This post originally appeared on Panels, which is now Book Riot Comics
I love sports. It wasn’t always this way, but I love them now. Watching the Bears disappoint on Sundays or Iowa State lose on Saturdays can be the highlights of my weekend because sports is really, really weird. I can follow six months and 162 games of the White Sox mostly losing and still have my spirits up for next year. I can also watch Iowa State basketball have single digit losses on the year, miraculously win the Big 12 title, and experience crushing defeat in the NCAA tournament and still love them with all of my heart. Sports isn’t about wins and losses, it’s about the love of the game and the team.
What got me here? Sports anime. I grew up watching the big shonen stuff—Toonami fare like Dragonball Z and YuYu Hakusho and the weird WB and Fox stuff like Pokémon, Digimon, and Yu-Gi-Oh—but I had no idea that shonen had more to offer beyond beat ’em ups. I didn’t even know they were anime, much less from Japan. When my buddy said Gohan and Videl from Dragonball had a kid named Pan, I had no idea where he was getting this information. It was YEARS later that I realize he Googled it or, more likely for the time, Ask Jeeves-ed it.
But when I discovered stuff like Bamboo Blade, Big Windup, and yes even Suzuka in college, I was enthralled. I got into sports more than I had in junior high. I watched the White Sox clinch the World Series in four games on my dad’s birthday, I watched Devin Hester run back a touchdown on the opening kickoff of the Super Bowl (only for the Bears to experience crushing defeat at the hands of Peyton Manning), and I watched Kawazoe Tamaki from Bamboo Blade stare down a girl much bigger than her and win. I loved all those moments, but I only cried during one.
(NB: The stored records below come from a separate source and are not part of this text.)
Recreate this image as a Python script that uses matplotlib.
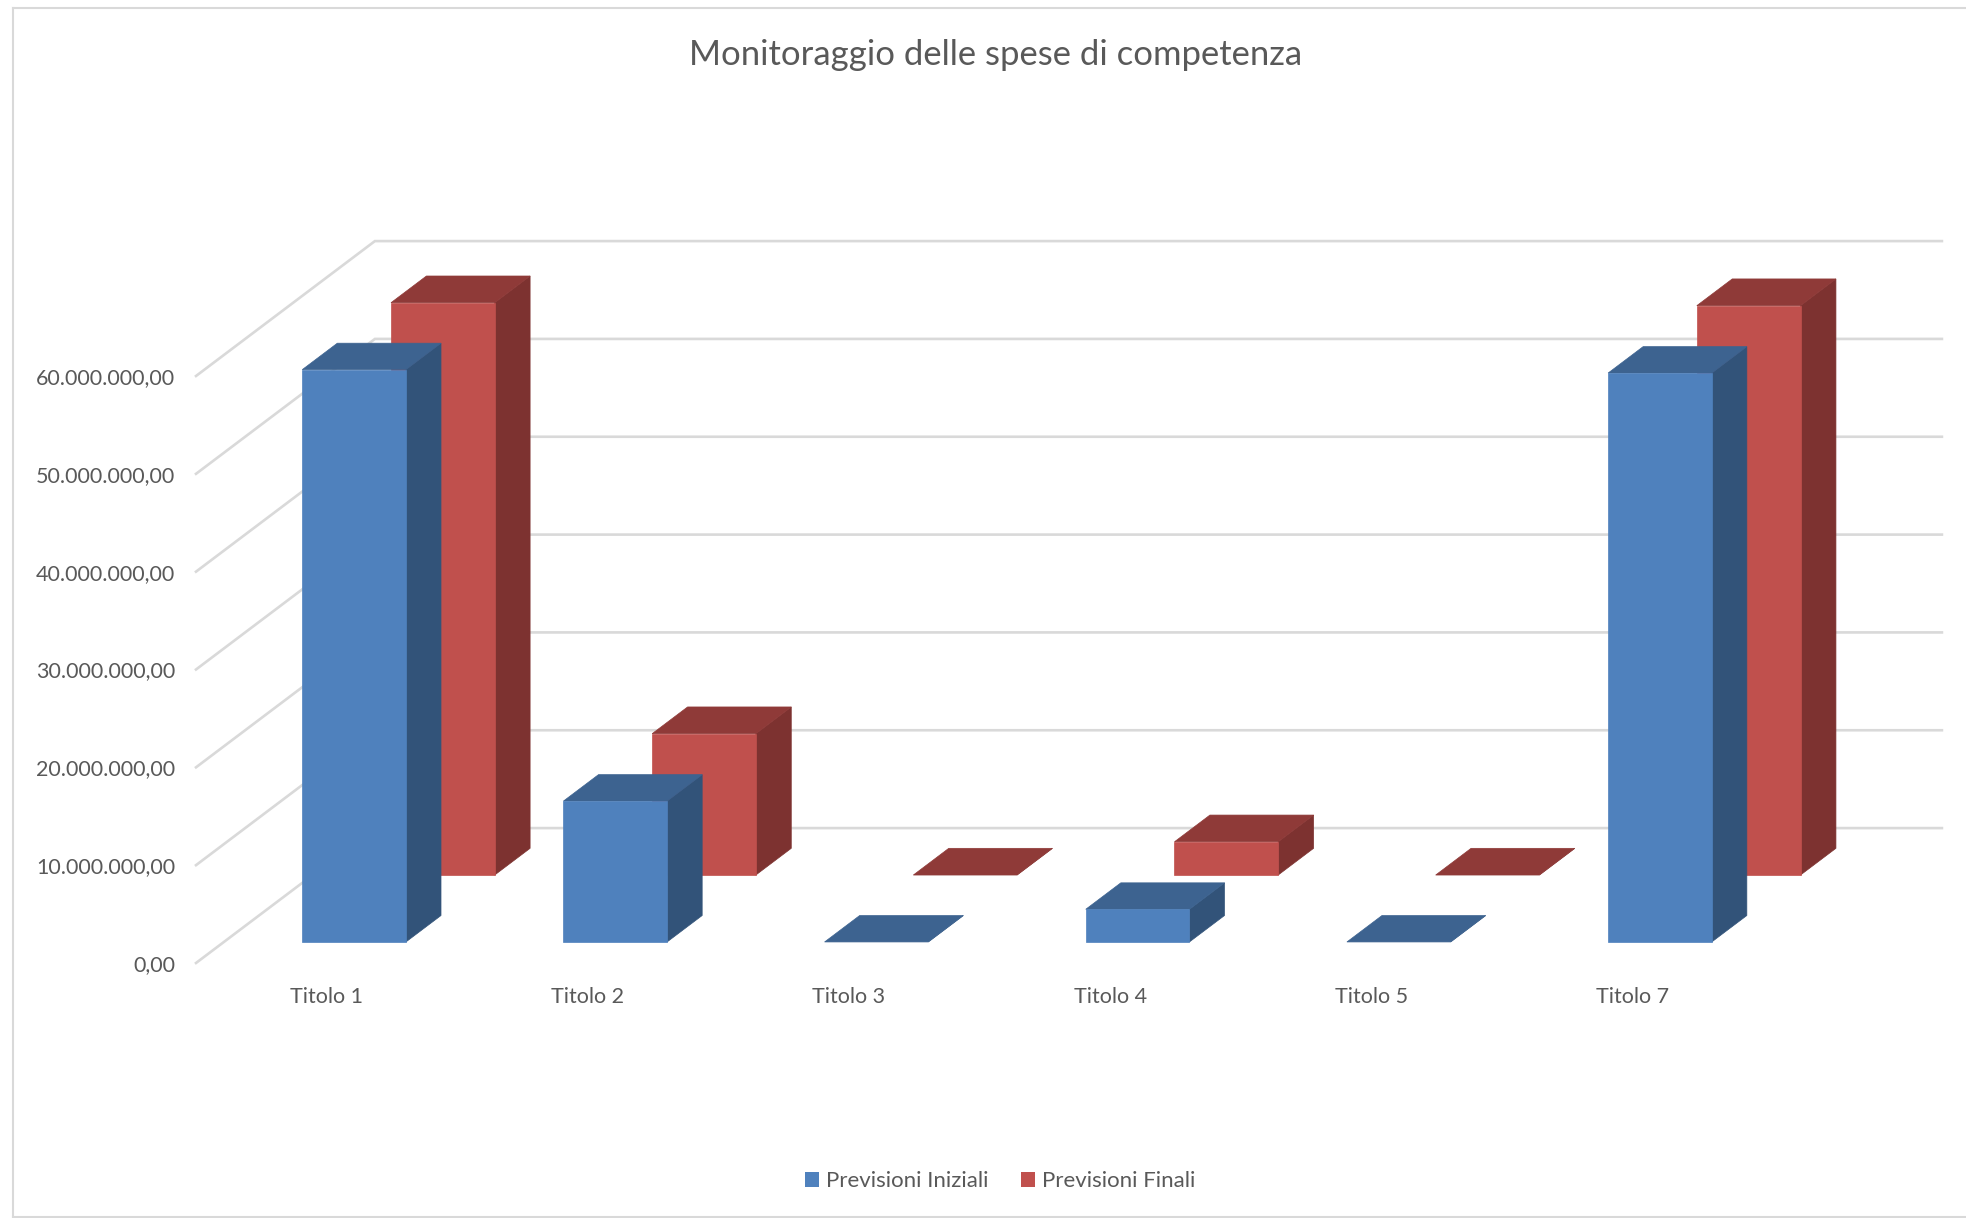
from matplotlib import pyplot as plt
from matplotlib.patches import Polygon, Patch
from matplotlib.lines import Line2D

plt.rcParams['font.family'] = ['Lato', 'DejaVu Sans']

categories = ['Titolo 1', 'Titolo 2', 'Titolo 3', 'Titolo 4', 'Titolo 5', 'Titolo 7']
previsioni_iniziali = [58500000, 14400000, 0, 3340000, 0, 58150000]
previsioni_finali = [58500000, 14450000, 0, 3400000, 0, 58200000]
y_ticks = [0, 10000000, 20000000, 30000000, 40000000, 50000000, 60000000]
y_labels = ['0,00', '10.000.000,00', '20.000.000,00', '30.000.000,00',
            '40.000.000,00', '50.000.000,00', '60.000.000,00']

# how far one full unit of depth moves a point, in data units
DEPTH_X = 0.685
DEPTH_Y = 13790000
TEXT = '#595959'
GRID = '#D9D9D9'


def project(x, depth, value):
    '''oblique projection of a point of the 3d box to the 2d axes.'''
    return (x + depth * DEPTH_X, value + depth * DEPTH_Y)


def draw_bar(ax, x0, x1, d0, d1, value, colors):
    '''draws the visible faces of one 3d bar: side, top and front.'''
    front, side, top = colors
    faces = [
        (side, [(x1, d0, 0), (x1, d1, 0), (x1, d1, value), (x1, d0, value)]),
        (top, [(x0, d0, value), (x1, d0, value), (x1, d1, value), (x0, d1, value)]),
    ]
    if value > 0:
        faces.append((front, [(x0, d0, 0), (x1, d0, 0), (x1, d0, value), (x0, d0, value)]))
    for color, corners in faces:
        points = [project(*c) for c in corners]
        ax.add_patch(Polygon(points, closed=True, facecolor=color, edgecolor=color,
                             linewidth=0.5, clip_on=False, zorder=3))


def draw_series(ax, values, d0, d1, colors):
    for i, value in enumerate(values):
        draw_bar(ax, i + 0.3, i + 0.697, d0, d1, value, colors)


fig = plt.figure(figsize=(19.66, 12.18), dpi=100)
ax = fig.add_axes([196 / 1966, (1218 - 963) / 1218, 1567 / 1966, 587 / 1218])
ax.set_xlim(0, len(categories))
ax.set_ylim(0, 60000000)
for spine in ax.spines.values():
    spine.set_visible(False)
ax.patch.set_alpha(0)

# left wall and back wall grid
for tick in y_ticks:
    corner = project(0, 1, tick)
    end = project(len(categories), 1, tick)
    ax.plot([0, corner[0], end[0]], [tick, corner[1], end[1]], color=GRID,
            linewidth=1.9, clip_on=False, zorder=1, solid_joinstyle='miter')

draw_series(ax, previsioni_finali, 0.652, 0.85, ('#C0504D', '#7D3230', '#8F3A38'))
draw_series(ax, previsioni_iniziali, 0.156, 0.352, ('#4F81BD', '#325379', '#3D6390'))

ax.set_xticks([i + 0.5 for i in range(len(categories))])
ax.set_xticklabels(categories, fontsize=15.5, color=TEXT)
ax.set_yticks(y_ticks)
ax.set_yticklabels(y_labels, fontsize=15.5, color=TEXT)
ax.tick_params(axis='x', length=0, pad=17)
ax.tick_params(axis='y', length=0, pad=15)

fig.text(996 / 1966, 1 - 55 / 1218, 'Monitoraggio delle spese di competenza',
         fontsize=24.9, color=TEXT, ha='center', va='center')

handles = [Patch(facecolor='#4F81BD', label='Previsioni Iniziali'),
           Patch(facecolor='#C0504D', label='Previsioni Finali')]
fig.legend(handles=handles, loc='center', bbox_to_anchor=(1000 / 1966, 1 - 1181 / 1218),
           ncol=2, frameon=False, fontsize=16, labelcolor=TEXT, handlelength=0.65,
           handleheight=0.65, handletextpad=0.3, columnspacing=1.45)

# chart frame, the right side is cut off in the reference
for xs, ys in [((13, 13), (8, 1217)), ((13, 1966), (8, 8)), ((13, 1966), (1217, 1217))]:
    fig.add_artist(Line2D([x / 1966 for x in xs], [1 - y / 1218 for y in ys],
                          color=GRID, linewidth=1.5))

plt.savefig('out.png', dpi=100)
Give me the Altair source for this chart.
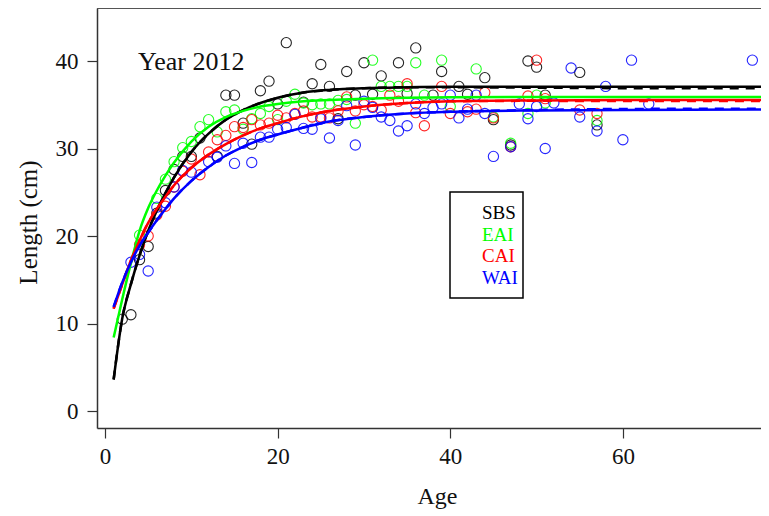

Sports anime, and sports manga, touches in a way that real sports can’t, but they disappoint in the exact same way. The final pitch from Bobby Jenks was just as big of a high as the final pitch from Uesugi Tatsuya. Watching Hester run is just as exhilarating as watching Hinata Shoyo spike for a point.
When I found out there was manga that inspired these anime, I was floored. “I love manga!” I said to myself, “And I can read that faster than I can watch the show! I can read so much sports manga!” If only it existed in the States… (but Yowapeda, Kuroko’s Basketball, and Haikyu are upcoming from publishers Yen and Viz!!)
What I know exists, I’ve delved into headfirst, as least as much as the wallet allows. Reading through the emotional journey that is Cross Game (from the same author as Touch, Adachi Mitsuru) made me realize that not all sports anime are about the sport. I’m paging through Eyeshield 21 right now, and the art can make a football game fly off the pages more than an animation (it helps that Murata Yusuke, one of the best, is doing the art). The Bamboo Blade manga continues off where the anime left and gives more precious time with Tama, Kirino, and the other girls on the kendo team. Viz’s (criminally) digital-only Cross Manage made me realize that I like all sports, not just football, baseball, and college basketball. And KAITO’s next manga, Buddy Strike, just ran a jump start in Shonen Jump.
Sports anime is more than just the sport. I can sit and watch football all day Sunday but, at the end of the day, I could care less about Jay Cutler, John Fox, and the gang. Who I really care about are characters like Ace of Diamond’s Sawamura Eijun, Haikyu’s aforementioned Hinata, and, right now, Kobayashi Sena of Eyeshield 21 fame.